-- START Data extract --

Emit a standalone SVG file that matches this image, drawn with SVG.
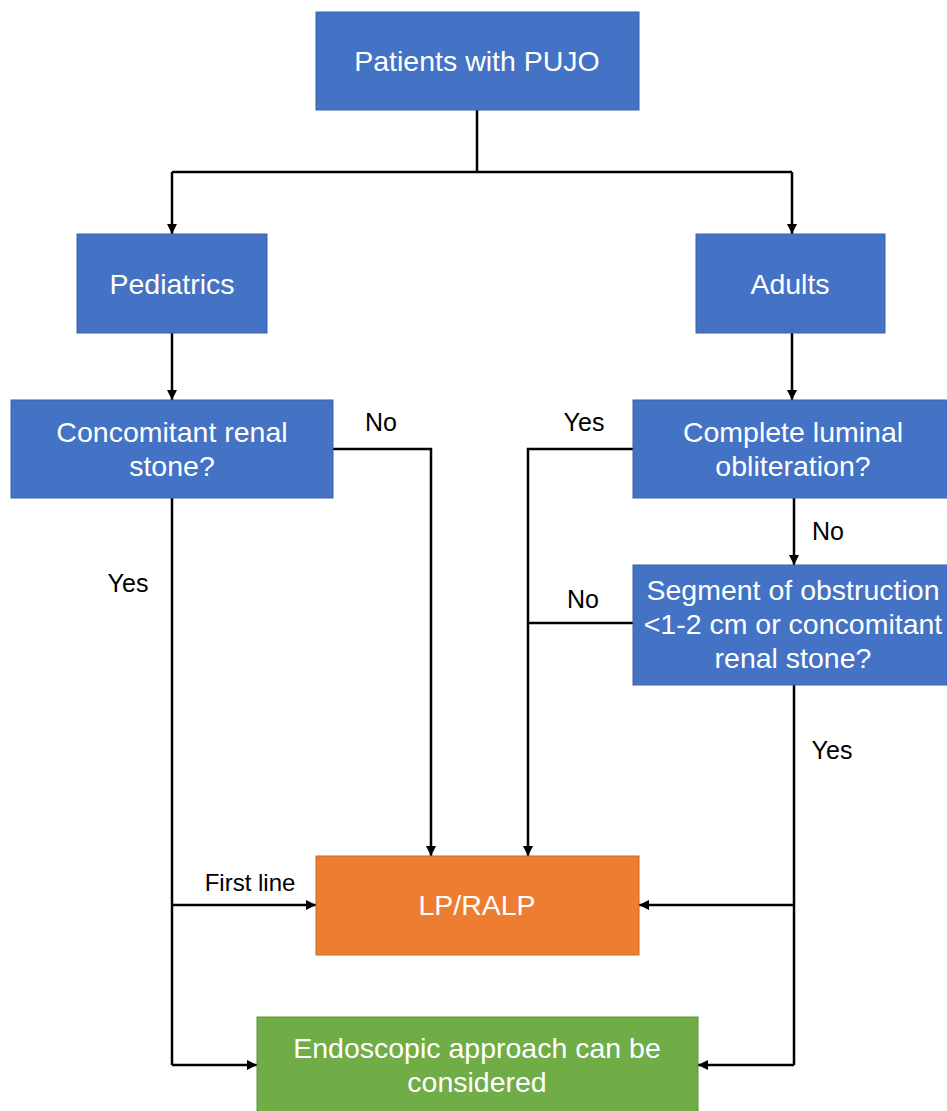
<svg xmlns="http://www.w3.org/2000/svg" width="947" height="1111" viewBox="0 0 947 1111">
<defs>
<marker id="arr" markerUnits="userSpaceOnUse" markerWidth="10" markerHeight="10" refX="10" refY="5" orient="auto">
<path d="M0,0 L10,5 L0,10 z" fill="#000"/>
</marker>
<style>
.blue{fill:#4472C4;stroke:#3A62AA;stroke-width:1}
.orange{fill:#ED7D31;stroke:#C9692A;stroke-width:1}
.green{fill:#70AD47;stroke:#5E9339;stroke-width:1}
.bt{font-family:"Liberation Sans",Arial,sans-serif;font-size:28.5px;fill:#fff;text-anchor:middle}
.lb{font-family:"Liberation Sans",Arial,sans-serif;font-size:25px;fill:#000;text-anchor:middle}
.ln{fill:none;stroke:#000;stroke-width:2.5}
.la{fill:none;stroke:#000;stroke-width:2.5;marker-end:url(#arr)}
</style>
</defs>
<rect width="947" height="1111" fill="#fff"/>
<g id="connectors">
<path class="ln" d="M477,110 V172 M172,172 H792"/>
<path class="la" d="M172,172 V234"/>
<path class="la" d="M792,172 V234"/>
<path class="la" d="M172,333 V400"/>
<path class="la" d="M792,333 V400"/>
<path class="la" d="M333,449 H431 V856"/>
<path class="la" d="M633,449 H528 V856"/>
<path class="ln" d="M633,623 H528"/>
<path class="la" d="M794,498 V565"/>
<path class="ln" d="M172,498 V1065"/>
<path class="la" d="M172,905 H316"/>
<path class="la" d="M172,1065 H257"/>
<path class="ln" d="M794,685 V1065"/>
<path class="la" d="M794,905 H639"/>
<path class="la" d="M794,1065 H698"/>
<text class="lb" x="381" y="431">No</text>
<text class="lb" x="584" y="431">Yes</text>
<text class="lb" x="828" y="540">No</text>
<text class="lb" x="583" y="608">No</text>
<text class="lb" x="128" y="592">Yes</text>
<text class="lb" x="832" y="759">Yes</text>
<text class="lb" x="250" y="891" style="font-size:24px">First line</text>
</g>
<g id="patients">
<rect class="blue" x="316" y="12" width="323" height="98"/>
<text class="bt" x="477" y="71">Patients with PUJO</text>
</g>
<g id="pediatrics">
<rect class="blue" x="77" y="234" width="190" height="99"/>
<text class="bt" x="172" y="294">Pediatrics</text>
</g>
<g id="adults">
<rect class="blue" x="696" y="234" width="189" height="99"/>
<text class="bt" x="790" y="294">Adults</text>
</g>
<g id="stone">
<rect class="blue" x="11" y="400" width="322" height="98"/>
<text class="bt" x="172" y="442">Concomitant renal</text>
<text class="bt" x="172" y="476">stone?</text>
</g>
<g id="luminal">
<rect class="blue" x="633" y="400" width="320" height="98"/>
<text class="bt" x="793" y="442">Complete luminal</text>
<text class="bt" x="793" y="476">obliteration?</text>
</g>
<g id="segment">
<rect class="blue" x="633" y="565" width="320" height="120"/>
<text class="bt" x="793" y="600">Segment of obstruction</text>
<text class="bt" x="793" y="634">&lt;1-2 cm or concomitant</text>
<text class="bt" x="793" y="668">renal stone?</text>
</g>
<g id="lpralp">
<rect class="orange" x="316" y="856" width="323" height="99"/>
<text class="bt" x="477" y="915">LP/RALP</text>
</g>
<g id="endoscopic">
<rect class="green" x="257" y="1017" width="441" height="100"/>
<text class="bt" x="477" y="1058">Endoscopic approach can be</text>
<text class="bt" x="477" y="1092">considered</text>
</g>
</svg>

-- END Data extract --

■ Exercise aim: Reproduce all of the material above word for word. Omit the pictures.

■ Complete answer:
Emit a standalone SVG file that matches this image, drawn with SVG.
<svg xmlns="http://www.w3.org/2000/svg" width="947" height="1111" viewBox="0 0 947 1111">
<defs>
<marker id="arr" markerUnits="userSpaceOnUse" markerWidth="10" markerHeight="10" refX="10" refY="5" orient="auto">
<path d="M0,0 L10,5 L0,10 z" fill="#000"/>
</marker>
<style>
.blue{fill:#4472C4;stroke:#3A62AA;stroke-width:1}
.orange{fill:#ED7D31;stroke:#C9692A;stroke-width:1}
.green{fill:#70AD47;stroke:#5E9339;stroke-width:1}
.bt{font-family:"Liberation Sans",Arial,sans-serif;font-size:28.5px;fill:#fff;text-anchor:middle}
.lb{font-family:"Liberation Sans",Arial,sans-serif;font-size:25px;fill:#000;text-anchor:middle}
.ln{fill:none;stroke:#000;stroke-width:2.5}
.la{fill:none;stroke:#000;stroke-width:2.5;marker-end:url(#arr)}
</style>
</defs>
<rect width="947" height="1111" fill="#fff"/>
<g id="connectors">
<path class="ln" d="M477,110 V172 M172,172 H792"/>
<path class="la" d="M172,172 V234"/>
<path class="la" d="M792,172 V234"/>
<path class="la" d="M172,333 V400"/>
<path class="la" d="M792,333 V400"/>
<path class="la" d="M333,449 H431 V856"/>
<path class="la" d="M633,449 H528 V856"/>
<path class="ln" d="M633,623 H528"/>
<path class="la" d="M794,498 V565"/>
<path class="ln" d="M172,498 V1065"/>
<path class="la" d="M172,905 H316"/>
<path class="la" d="M172,1065 H257"/>
<path class="ln" d="M794,685 V1065"/>
<path class="la" d="M794,905 H639"/>
<path class="la" d="M794,1065 H698"/>
<text class="lb" x="381" y="431">No</text>
<text class="lb" x="584" y="431">Yes</text>
<text class="lb" x="828" y="540">No</text>
<text class="lb" x="583" y="608">No</text>
<text class="lb" x="128" y="592">Yes</text>
<text class="lb" x="832" y="759">Yes</text>
<text class="lb" x="250" y="891" style="font-size:24px">First line</text>
</g>
<g id="patients">
<rect class="blue" x="316" y="12" width="323" height="98"/>
<text class="bt" x="477" y="71">Patients with PUJO</text>
</g>
<g id="pediatrics">
<rect class="blue" x="77" y="234" width="190" height="99"/>
<text class="bt" x="172" y="294">Pediatrics</text>
</g>
<g id="adults">
<rect class="blue" x="696" y="234" width="189" height="99"/>
<text class="bt" x="790" y="294">Adults</text>
</g>
<g id="stone">
<rect class="blue" x="11" y="400" width="322" height="98"/>
<text class="bt" x="172" y="442">Concomitant renal</text>
<text class="bt" x="172" y="476">stone?</text>
</g>
<g id="luminal">
<rect class="blue" x="633" y="400" width="320" height="98"/>
<text class="bt" x="793" y="442">Complete luminal</text>
<text class="bt" x="793" y="476">obliteration?</text>
</g>
<g id="segment">
<rect class="blue" x="633" y="565" width="320" height="120"/>
<text class="bt" x="793" y="600">Segment of obstruction</text>
<text class="bt" x="793" y="634">&lt;1-2 cm or concomitant</text>
<text class="bt" x="793" y="668">renal stone?</text>
</g>
<g id="lpralp">
<rect class="orange" x="316" y="856" width="323" height="99"/>
<text class="bt" x="477" y="915">LP/RALP</text>
</g>
<g id="endoscopic">
<rect class="green" x="257" y="1017" width="441" height="100"/>
<text class="bt" x="477" y="1058">Endoscopic approach can be</text>
<text class="bt" x="477" y="1092">considered</text>
</g>
</svg>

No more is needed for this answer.